Your first point is correct: we cannot meaningfully talk about different rates of time.
But we can meaningfully talk about different speeds. 186,282 miles per second is different than 500,000 miles per second. We live in a universe where the former is observed, but there is no philosophical reason we might not live in a universe where the latter is observed.
It would be pointless to argue, “If I measure my weight in kilograms instead of pounds, I weigh less, since 115 is less than 250.”
But it is perfectly valid to wonder what might happen if the charge on the electron were twice what it is, since it is measureable as a ratio of forces. It isn’t a “naked” unit, but can be observed by the force of repulsion (dynes) between two charged objects. If the unit charge were twice what it is, that physical repulsion would be twice what it is, and that would be a real difference in the cosmos.
Not quite. What must change in order to make an observable difference is the dimensionless ratio between electron and Planck charge, which ratio happens to be the square root of the fine structure constant. In Planck units, the Planck charge is one, and thus, you could there talk about changing the electron charge; however, in atomic units, the electron charge is one, and you’d have to talk about changing the Planck charge instead. The point is that talking about changing the ratio of electron to Planck charge has operational meaning across all possible systems of units, while changing the electron charge doesn’t.

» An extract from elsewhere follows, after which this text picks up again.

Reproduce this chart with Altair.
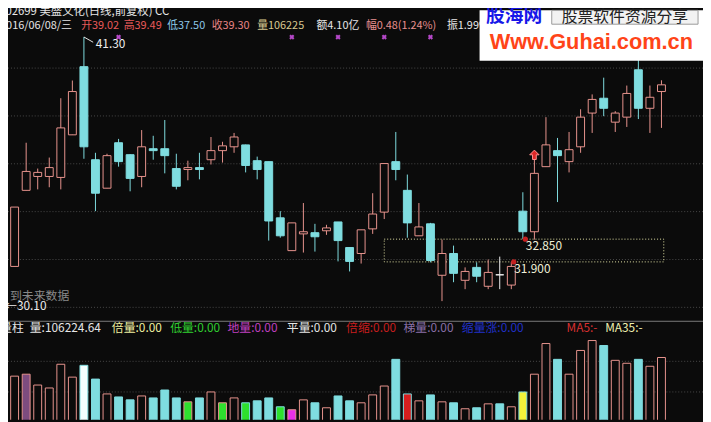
import altair as alt
import pandas as pd

# ---------------- data ----------------
opens = [30.30, 31.71, 34.89, 35.47, 35.47, 35.43, 37.21, 40.06, 36.17, 34.98,
         36.88, 36.38, 35.47, 36.63, 36.63, 35.80, 35.76, 35.84, 36.17, 36.55,
         36.71, 36.79, 36.13, 36.09, 33.74, 32.37, 33.07, 33.12, 33.20, 33.57,
         32.50, 32.25, 33.28, 33.98, 36.09, 34.89, 32.99, 33.49, 31.34, 32.25,
         31.13, 31.67, 30.88, 31.36, 30.93, 34.02, 33.16, 35.88, 36.55, 36.09,
         36.71, 38.12, 38.74, 37.74, 37.95, 39.93, 38.32, 39.02]
closes = [31.59, 34.19, 35.68, 35.64, 35.84, 37.50, 39.02, 36.71, 34.77, 36.34,
          36.09, 35.39, 36.71, 36.55, 36.34, 35.06, 35.84, 35.76, 36.55, 36.75,
          37.12, 35.93, 35.76, 33.61, 32.99, 33.53, 33.16, 32.95, 33.32, 32.79,
          31.92, 33.24, 33.90, 36.01, 35.76, 33.53, 33.36, 31.96, 32.25, 31.42,
          31.50, 31.30, 31.46, 31.36, 31.71, 33.16, 35.60, 36.79, 36.34, 36.59,
          37.95, 38.69, 38.32, 38.12, 38.94, 38.32, 38.78, 39.30]
highs = [32.08, 34.19, 36.88, 35.80, 36.26, 38.74, 39.48, 41.30, 36.46, 36.42,
         37.04, 36.40, 37.41, 37.17, 37.83, 36.42, 36.13, 36.46, 37.12, 36.92,
         37.29, 36.80, 36.30, 36.09, 34.02, 33.53, 34.36, 33.49, 33.45, 33.57,
         32.50, 33.24, 34.77, 36.01, 37.33, 35.55, 34.36, 33.53, 32.83, 32.58,
         31.67, 31.88, 32.00, 32.12, 31.90, 34.81, 36.21, 37.95, 37.08, 37.33,
         38.28, 38.90, 39.60, 38.20, 39.27, 40.35, 39.27, 39.49]
lows = [30.10, 31.71, 34.89, 34.93, 35.02, 34.93, 37.21, 36.21, 34.02, 34.98,
        35.88, 34.85, 35.02, 36.17, 35.60, 34.93, 35.31, 35.35, 35.97, 36.05,
        36.46, 35.64, 35.35, 32.79, 32.91, 32.37, 32.29, 32.33, 33.03, 31.92,
        31.50, 31.83, 33.07, 33.69, 35.31, 32.91, 32.99, 31.88, 30.26, 31.05,
        30.76, 31.05, 30.76, 30.76, 30.76, 32.85, 32.83, 35.88, 34.40, 35.64,
        36.46, 37.29, 37.99, 37.33, 37.54, 37.87, 37.29, 37.50]
volumes = [64500, 75800, 79000, 61300, 56500, 95200, 74200, 93500, 71000, 46800,
           41900, 37100, 43500, 40300, 53200, 40300, 33900, 40300, 50000, 32300,
           40300, 32300, 35500, 40300, 25800, 21000, 37100, 32300, 24200, 43500,
           35500, 32300, 45200, 59700, 103200, 46800, 35500, 45200, 33900, 32300,
           22600, 24200, 30600, 30600, 25800, 50000, 79000, 129000, 103200, 79000,
           117700, 133900, 125800, 101600, 96800, 103200, 91900, 106225]
vol_tags = ["倍量", "", "梯量", "", "", "", "", "平量", "", "",
            "", "", "", "", "", "", "低量", "", "", "低量",
            "", "低量", "", "", "低量", "地量", "", "", "", "",
            "", "", "", "", "", "倍缩", "", "", "", "",
            "", "", "", "", "", "倍量", "", "", "", "",
            "", "", "", "", "", "", "", ""]

grid_prices = [30, 32, 34, 36, 38, 40]
grid_vols = [50000, 100000]
marker_idx = [10, 25, 29, 33, 37]
box_idx = [33, 57.2]
box_levels = [32.85, 31.90]
level_idx = [45, 44]
level_vals = [32.85, 31.90]
level_labels = ["32.850", "31.900"]
peak_idx, peak_val, peak_label = [7], [41.30], ["41.30"]
trough_idx, trough_val, trough_label = [0], [30.10], ["←30.10"]
signal_idx, signal_val = [46], [36.21]

# ---------------- layout constants ----------------
W, H = 703, 414
X_DOM = [0.428, 60.596]
P_DOM = [25.306, 42.413]
V_DOM = [4839, 672580]
BG = "#0b0b0b"
UP = "#e8948e"
DN = "#7fdde0"
FONT = "Noto Sans CJK SC"
FS = 11

df = pd.DataFrame({"i": list(range(len(opens))), "open": opens, "high": highs,
                   "low": lows, "close": closes, "vol": volumes, "tag": vol_tags})


def xs(field):
    return alt.X(field, type="quantitative", axis=None,
                 scale=alt.Scale(domain=X_DOM, zero=False, nice=False))


def ps(field):
    return alt.Y(field, type="quantitative", axis=None,
                 scale=alt.Scale(domain=P_DOM, zero=False, nice=False))


def vs(field):
    return alt.Y(field, type="quantitative", axis=None,
                 scale=alt.Scale(domain=V_DOM, zero=False, nice=False))


base = alt.Chart(df).transform_calculate(
    xl="datum.i - 0.342",
    xr="datum.i + 0.342",
    zero="0",
    linec=f"datum.close > datum.open ? '{UP}' : (datum.close < datum.open ? '{DN}' : '#f2f2f2')",
    bodyfill=f"datum.close > datum.open ? '{BG}' : (datum.close < datum.open ? '{DN}' : '#f2f2f2')",
    vstroke=f"datum.close > datum.open ? '{UP}' : '{DN}'",
    vfill=("datum.tag == '倍量' ? '#f2f23a' : datum.tag == '梯量' ? '#7d4c7f' : "
           "datum.tag == '平量' ? '#f4ffff' : datum.tag == '低量' ? '#2ee02e' : "
           "datum.tag == '地量' ? '#e830e8' : datum.tag == '倍缩' ? '#d81e1e' : "
           f"(datum.close > datum.open ? '{BG}' : '{DN}')"),
)

layers = []

# price grid
layers.append(alt.Chart(pd.DataFrame({"p": grid_prices})).mark_rule(
    color="#4a4a4a", strokeDash=[1, 2], strokeWidth=1).encode(y=ps("p")))
# volume grid
layers.append(alt.Chart(pd.DataFrame({"v": grid_vols})).mark_rule(
    color="#4a4a4a", strokeDash=[1, 2], strokeWidth=1).encode(y=vs("v")))

# dotted box
layers.append(alt.Chart(pd.DataFrame({"x1": [box_idx[0]], "x2": [box_idx[1]],
                                      "y1": [box_levels[0]], "y2": [box_levels[1]]}))
              .mark_rect(fill=BG, fillOpacity=0, stroke="#e6e6a8", strokeDash=[1, 2], strokeWidth=1)
              .encode(x=xs("x1"), x2="x2:Q", y=ps("y1"), y2="y2:Q"))

# wicks
layers.append(base.mark_rule(strokeWidth=1, clip=True).encode(
    x=xs("i"), y=ps("low"), y2="high:Q", color=alt.Color("linec:N", scale=None)))
# bodies
layers.append(base.mark_rect(strokeWidth=1, clip=True).encode(
    x=xs("xl"), x2="xr:Q", y=ps("open"), y2="close:Q",
    fill=alt.Fill("bodyfill:N", scale=None), stroke=alt.Stroke("linec:N", scale=None)))

# volume bars
layers.append(base.mark_rect(strokeWidth=1, clip=True).encode(
    x=xs("xl"), x2="xr:Q", y=vs("vol"), y2="zero:Q",
    fill=alt.Fill("vfill:N", scale=None), stroke=alt.Stroke("vstroke:N", scale=None)))

# separator between panels
layers.append(alt.Chart(pd.DataFrame({"a": [0]})).mark_rule(color="#7a7a7a", strokeWidth=1)
              .encode(y=alt.value(314.5)))

# peak annotation
peak_df = pd.DataFrame({"i": peak_idx, "v": peak_val, "t": peak_label})
layers.append(alt.Chart(peak_df).transform_calculate(i2="datum.i + 0.8", v2="datum.v - 0.22")
              .mark_rule(color="#e8e8e8", strokeWidth=1)
              .encode(x=xs("i"), x2="i2:Q", y=ps("v"), y2="v2:Q"))
layers.append(alt.Chart(peak_df).mark_text(align="left", baseline="middle", dx=12, dy=7,
                                           color="#eeeeee", fontSize=12, font=FONT)
              .encode(x=xs("i"), y=ps("v"), text="t:N"))
# trough annotation
layers.append(alt.Chart(pd.DataFrame({"i": trough_idx, "v": trough_val, "t": trough_label}))
              .mark_text(align="left", baseline="middle", dx=2, dy=1, color="#eeeeee",
                         fontSize=12, font=FONT)
              .encode(x=xs("i"), y=ps("v"), text="t:N"))

# level dots and labels
lvl_df = pd.DataFrame({"i": level_idx, "v": level_vals, "t": level_labels})
layers.append(alt.Chart(lvl_df).mark_circle(color="#c42020", size=28, opacity=1, xOffset=2.5)
              .encode(x=xs("i"), y=ps("v")))
layers.append(alt.Chart(lvl_df).mark_text(align="left", baseline="middle", dx=3, dy=7,
                                          color="#f0f0d8", fontSize=12, font=FONT)
              .encode(x=xs("i"), y=ps("v"), text="t:N"))

# buy-signal arrow
arrow_path = "M0,-1L1,0L0.4,0L0.4,1L-0.4,1L-0.4,0L-1,0Z"
layers.append(alt.Chart(pd.DataFrame({"i": signal_idx, "v": signal_val}))
              .mark_point(shape=arrow_path, filled=True, size=90, fill="#e02828",
                          stroke="#ff9090", strokeWidth=1, opacity=1, yOffset=-4)
              .encode(x=xs("i"), y=ps("v")))

# purple top markers
layers.append(alt.Chart(pd.DataFrame({"i": marker_idx}))
              .mark_point(shape="cross", angle=45, filled=True, size=28, color="#b548c8", opacity=1)
              .encode(x=xs("i"), y=alt.value(27)))


def label(text, x, y, color, size=FS, weight="normal", font=FONT, align="left"):
    return alt.Chart(pd.DataFrame({"t": [text]})).mark_text(
        align=align, baseline="middle", color=color, fontSize=size, font=font,
        fontWeight=weight).encode(x=alt.value(x), y=alt.value(y), text="t:N")


# gray overlay text
layers.append(label("到未来数据", 2, 289, "#8a8a8a", size=12))

# header line 1 and 2
layers.append(label("002699 美盛文化(日线,前复权) CC", -9, 2, "#e6e6e6", size=11.5))
hdr = [("2016/06/08/三", -8, "#e6e6e6"), ("开39.02", 74, "#e85a5a"), ("高39.49", 117, "#e85a5a"),
       ("低37.50", 161, "#8cc8e8"), ("收39.30", 206, "#e88484"), ("量106225", 252, "#d8c890"),
       ("额4.10亿", 312, "#e6e6e6"), ("幅0.48(1.24%)", 362, "#e89090"), ("振1.99%", 444, "#e6e6e6")]
for t, x, c in hdr:
    layers.append(label(t, x, 16, c))

# volume header
vh = [("量柱", -8, "#e6e6e6"), ("量:106224.64", 22, "#e6e6e6"), ("倍量:0.00", 105, "#f0f0a0"),
      ("低量:0.00", 164, "#30d030"), ("地量:0.00", 222, "#c040c0"), ("平量:0.00", 282, "#e6e6e6"),
      ("倍缩:0.00", 342, "#c81e1e"), ("梯量:0.00", 400, "#8a70a8"), ("缩量涨:0.00", 459, "#2030c8"),
      ("MA5:-", 565, "#d83030"), ("MA35:-", 604, "#f0f0b0")]
for t, x, c in vh:
    layers.append(label(t, x, 321, c, size=12))

# watermark
layers.append(alt.Chart(pd.DataFrame({"a": [0]})).mark_rect(color="#ffffff")
              .encode(x=alt.value(477), x2=alt.value(703), y=alt.value(0), y2=alt.value(51)))
layers.append(alt.Chart(pd.DataFrame({"a": [0]})).mark_rect(fill="#f2f2f2", stroke="#9a9a9a", strokeWidth=1)
              .encode(x=alt.value(550), x2=alt.value(698), y=alt.value(0), y2=alt.value(14)))
layers.append(label("股海网", 512, 6, "#1818e8", size=19, weight="bold", align="center"))
layers.append(label("股票软件资源分享", 624, 7, "#222222", size=16, align="center"))
layers.append(label("Www.Guhai.com.cn", 590, 32, "#ff4418", size=22, weight="bold",
                    font="Liberation Sans", align="center"))

chart = alt.layer(*layers).resolve_scale(y="independent").properties(
    width=W, height=H, padding=0, background=BG,
    autosize=alt.AutoSizeParams(type="none"),
).configure_view(strokeWidth=0)

chart.save("out.html", embed_options={"renderer": "svg", "actions": False})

My guess is that simply something other than stars, or just very different stars, would form. Also very different chemistry.
The problem is they are working backwards from the way things are now, so of course if anything is different, what we see now will be impossible. What they fail to imagine is what might arise under the different conditions. Yes, complex chemistry, as we know it, would be impossible. But we don’t know what would result in its stead, and they are, IMHO, fallaciously assuming it’s nothing.